Getting the Blue Out

This article doesn’t just apply to Tesla, but it can be a big issue with a Tesla because of the two screens, one quite large for a car, with LED backlights.  This is a problem that could apply to any electronic display that uses LEDs for backlighting.


A little bit of technical background is necessary here.  White LEDs appeared on the market over a decade ago and they are becoming increasingly common in everything.  Most recently they have pretty much entirely replaced compact florescent lights for LCD monitors.  They have a lot of advantages over the old style backlights, LEDs consume less energy, they don’t grow dim with age, and they put off less heat.


There is a downside to white LEDs and some of us are the canary in the coal mine.  White LEDs are blue LEDs with a coating to make the light appear white, but the resulting light spectrum is not the same as any other type of electric light, nor is it the same as sunlight.  White LEDs have a spike in the blue spectrum that most people don’t notice consciously, but it can mess with your eyesight.


Some people are more sensitive to blue than others.  It hasn’t even been known until recently, but people who are more sensitive to blue can get headaches and eyestrain from LED backlights.  Some people are like me, they know it within about 1/2 an hour.  For me, it feels like someone is trying to pull out my eyes.  For others, they just have a little more eyestrain when using the computer, but chalk it up to something else.


When I got my Tesla, my eyes started to get the getting pulled out of their sockets feeling about the time I got 2/3 of the way home from the service center.  Needless to say, my first night with the car was depressing.


I started researching what was available in screen protectors for the car that block the extra blue.  I found some hints here and there that some brands blocked at least some blue, but they were vague on how much.  This is what I found:


a) Glareshield – this is made by a paint protection film company and can only be installed by people who do that brand of wrap. One price I found was $90 and nobody in Portland does it, so that was a dead end. They advertise 35% blue reduction, which was the best I found, but they only make it for the center screen, not the instruments.
b) Abstract Ocean – They have 4 types of screen protection available on Amazon, relatively cheap (under $20), but only available for the center screen. They need to make one for the instrument screen too.  They make a number of accessories for Teslas.
c) Topfit – also available on Amazon, but the Amazon descriptions are rather thin. On another site I found they do have blue reduction (but don’t say hoe much), and offer an instrument protector.  They are thin glass (stiff rather than flexible). They are more expensive then Abstract Ocean, but they are the only instrument protection I could find.  The stiffness makes their protectors very easy to install.
d) NuShield – These guys make the biggest deal about blue related eye strain and make blue reducing screen protectors for many cars as well as many commercial computer screens. They advertise blue 32% reduction. You have to order directly from them and they are on the east coast, so it takes longer to get to me than Amazon.
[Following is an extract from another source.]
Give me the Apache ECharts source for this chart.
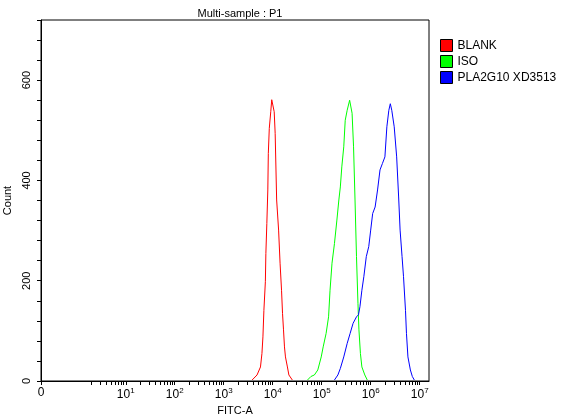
<!DOCTYPE html>
<html><head><meta charset="utf-8">
<script src="https://cdn.jsdelivr.net/npm/echarts@6/dist/echarts.min.js"></script>
<style>html,body{margin:0;padding:0;background:#fff}#c{width:566px;height:420px}</style>
</head><body><div id="c"></div>
<script>
// x values are log10(FITC-A)
const seriesNames = ['BLANK', 'ISO', 'PLA2G10 XD3513'];
const seriesColors = ['#ff0000', '#00ff00', '#0000ff'];
const blankX = [3.58,3.68,3.75,3.78,3.80,3.82,3.85,3.86,3.88,3.90,3.91,3.93,3.96,3.98,4.01,4.03,4.05,4.08,4.12,4.15,4.18,4.20,4.22,4.24,4.26,4.30,4.33,4.40];
const blankY = [2,12,28,55,88,141,198,254,314,381,454,504,537,561,563,537,494,361,301,235,181,135,102,68,48,28,12,2];
const isoX = [4.71,4.78,4.85,4.92,4.99,5.03,5.09,5.14,5.17,5.21,5.26,5.31,5.35,5.38,5.41,5.45,5.48,5.52,5.57,5.60,5.62,5.65,5.68,5.71,5.74,5.76,5.79,5.82,5.88,5.93];
const isoY = [2,9,12,22,48,68,95,128,181,235,274,321,361,387,427,467,520,540,560,557,534,467,361,248,155,102,55,28,12,2];
const plaX = [5.26,5.33,5.38,5.45,5.52,5.58,5.64,5.71,5.75,5.78,5.82,5.86,5.91,5.96,6.00,6.04,6.09,6.14,6.19,6.24,6.29,6.33,6.37,6.40,6.43,6.48,6.53,6.57,6.60,6.64,6.67,6.71,6.73,6.76,6.81,6.85,6.89];
const plaY = [2,12,25,48,75,95,115,128,132,148,181,208,248,268,301,334,347,381,421,434,447,507,540,553,540,507,447,367,301,248,208,141,95,48,22,9,2];
const xZero = -0.73, xMax = 7.19;
const decades = [1,2,3,4,5,6,7];

const minorTicks = [];
for (let d = 0; d < 7; d++) for (let m = 2; m <= 9; m++) minorTicks.push(d + Math.log10(m));
const labelVals = [xZero].concat(decades);
const zip = (a, b) => a.map((v, i) => [v, b[i]]);
const font = 'Liberation Sans';

const chart = echarts.init(document.getElementById('c'));
chart.setOption({
  animation: false,
  textStyle: { fontFamily: font },
  title: { text: 'Multi-sample : P1', left: 235, top: 3, textAlign: 'center',
    textStyle: { fontSize: 11, fontWeight: 'normal', color: '#000', fontFamily: font } },
  legend: { orient: 'vertical', left: 435, top: 34, itemWidth: 12, itemHeight: 12, itemGap: 3, padding: 5,
    icon: 'rect', textStyle: { fontSize: 12, color: '#000', fontFamily: font, lineHeight: 12 },
    data: seriesNames.map((n, i) => ({ name: n, itemStyle: { color: seriesColors[i], borderColor: '#000', borderWidth: 1 } })) },
  grid: { left: 41, right: 137, top: 20, bottom: 39, show: true, borderColor: '#000', borderWidth: 1,
    containLabel: false, outerBoundsMode: 'none' },
  xAxis: [{
    type: 'value', min: xZero, max: xMax,
    name: 'FITC-A', nameLocation: 'middle', nameGap: 24, nameTextStyle: { fontSize: 11, color: '#000' },
    axisLine: { onZero: false, lineStyle: { color: '#000' } },
    splitLine: { show: false },
    axisTick: { customValues: [xZero].concat(decades).concat(minorTicks), length: 4, lineStyle: { color: '#000' } },
    axisLabel: { customValues: labelVals, color: '#000', fontSize: 12, margin: 6,
      formatter: v => Math.abs(v - xZero) < 0.01 ? '0' : '10{s|' + Math.round(v) + '}',
      rich: { s: { fontSize: 8, verticalAlign: 'top', padding: [0,0,8,0] } } }
  }],
  yAxis: {
    type: 'value', min: 0, max: 720, interval: 40,
    name: 'Count', nameLocation: 'middle', nameGap: 18, nameTextStyle: { fontSize: 11, color: '#000' },
    axisLine: { show: true, onZero: false, lineStyle: { color: '#000' } },
    splitLine: { show: false },
    axisTick: { show: true, length: 4, lineStyle: { color: '#000' } },
    axisLabel: { rotate: 90, color: '#000', fontSize: 11, margin: 9,
      formatter: v => (v % 200 === 0 && v < 720) ? String(v) : '' }
  },
  series: [
    [blankX, blankY], [isoX, isoY], [plaX, plaY]
  ].map((d, i) => ({
    name: seriesNames[i], type: 'line', data: zip(d[0], d[1]), symbol: 'none',
    itemStyle: { color: seriesColors[i] }, lineStyle: { color: seriesColors[i], width: 1 }
  }))
});
</script></body></html>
I bought center screen protectors from Abstract Ocean and NuShield and the instrument protector from Topfit.  I haven’t installed the NuShield because the Abstract Ocean protector did the job.  Getting all the dust off the center screen to get the Abstract Ocean protector installed took a while.  I had to turn off all air circulation in the car, then sit out in the bright sun catching dust specs as they landed on the screen.  Because the screen is electrostatically charged, it attracts dust.  I finally got all the dust and it installed without issue.


The screen protectors work so well I don’t even think about them anymore.  I’m holding the NuShield as a spare for the center screen.  From handling the material, the NuShield protector was a bit heavier weight and may do a slightly better job, but any improvement would be minimal.


My partner has an iMac and she’s been having some headaches and eyestrain, but nothing as severe as what I had.  I suggested getting an anti-blue screen protector for her Mac and she was willing to try it.  Since installing it she has said she doesn’t get headaches anymore after a long day on the computer.  I’m pretty sure the blue filter helped.


This is a potential issue with any screen that has an LED backlight, in a car, a portable device, or a computer.  It can also be an issue with LED light bulbs too.  I first discovered this problem when I bought some LED light bulbs for the house and had horrible headaches and eyestrain within a few hours of installing them.  I’m stuck with old fashioned light bulbs.


If you’re getting headaches and/or eyestrain, it might be your LEDs.